No es extraño que a partir de los cuarenta todo empiece a estropearse, y se acumulen las grasas, y se contraigan las arterias, y suba la presión y se dispare el colesterol. Es la edad en la que empezamos a reservar una estantería de la cocina para las cajitas de pastillas, que ya no dejaremos de tomar hasta que nos llamen del otro barrio (por cierto, son muy malas para la salud, hasta el punto de que algunas hay que tomarlas para paliar los efectos nocivos de las otras).
No, no está la edad para cantarle muchas virtudes, como demuestra el hecho de que nadie se haría viejo si pudiera evitarlo. Pero, dado que la senectud resulta inevitable, consolémonos con ese puñado de cosas buenas que también nos regala, y procuremos aprender a aprovecharlas: algo de experiencia (aunque, como dijo aquel, buena parte de ella ya sirve de poco), una mirada más serena (y más cansada), un entorno menos exigente (o más indiferente)...
La vida, como a la mayoría, me ha hecho más escéptico, y a veces un poco cínico. Pero también me ha enseñado el valor del esfuerzo, sin el cual, los sueños, sueños son; me ha enseñado que soy más capaz de lo que creía, y que los demás no son esos gigantes que pensaba que podían aplastarme con un simple gesto, sino seres sufrientes como yo. Creo en menos cosas, pero lo que creo lo creo con más fe. Espero menos del mundo, pero sé valorar sus dones cuando aparecen.
Tal vez siga siendo, en el fondo, una persona más bien triste y melancólica. Pero ahora comprendo mejor el valor de esa tristeza, y sé que nunca tendrá tanta fuerza ni tanto sentido como la alegría. Ahora sé que las melancolías no son para tanto, que siempre acaban y el mundo aguarda tras ellas, quizá más luminoso que antes. Ahora sé, sobre todo, que ningún pesar tiene por qué acabar conmigo, si no le doy yo ese poder.

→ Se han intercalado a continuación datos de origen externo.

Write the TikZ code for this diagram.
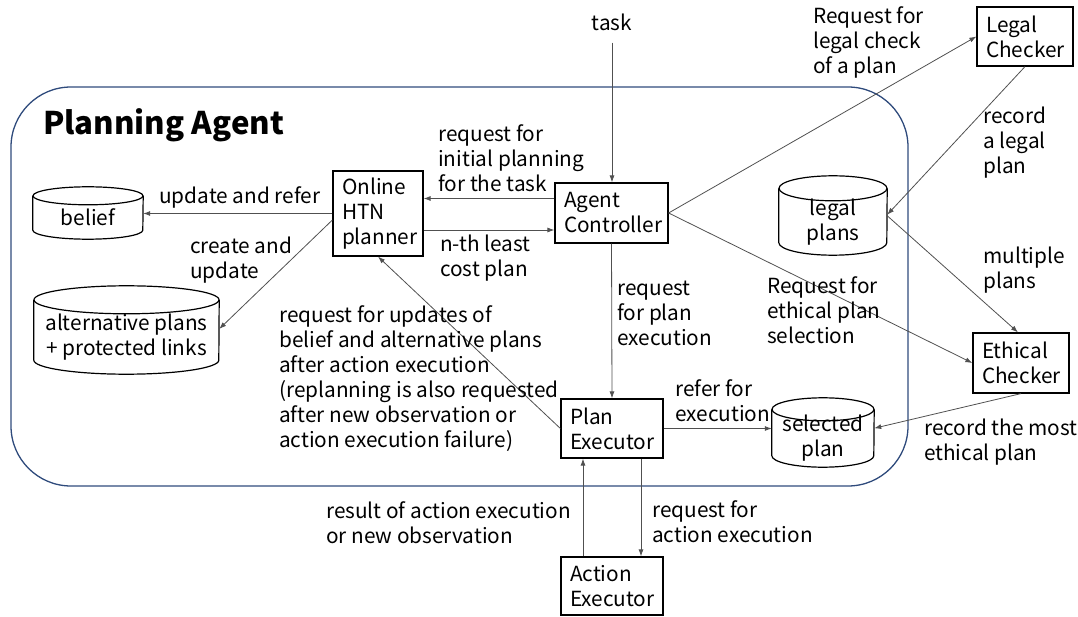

Tal vez me haya vuelto un poco más arisco. Pero me siento más dueño de mi amor escaso, y sé que es un amor verdadero y no una simple proyección de mis deseos. Y, si tengo menos paciencia con las necedades de los demás, reservo más para sus debilidades, que a menudo puedo entender, o al menos disculpar, o al menos compadecer.
Tal vez ya no me sienta capaz de cambiar el mundo, pero a cambio me he vuelto más diestro en cambiar yo. Tal vez haya renunciado a las redenciones con algo de amargura, pero ahora resulta que me hacen menos falta, y eso me redime. No aguardo ya a aquellos grandes maestros que nunca encontré, pero a cambio sé ver en cada persona con la que me cruzo los destellos de su humilde sabiduría. Soy menos entregado, pero más sincero. Soy menos inocente, pero más complaciente.
He perdido fuerza, pero he ganado en fortaleza; he menguado en frescura, pero he crecido en tolerancia. Ya no aspiro a grandes verdades, pero sé apreciar la grandeza de las pequeñas. No soy optimista con el futuro, del que espero muy poco, pero el pasado ya no me somete. No puedo quejarme: vaya lo ganado por lo perdido, y redundemos mientras podamos.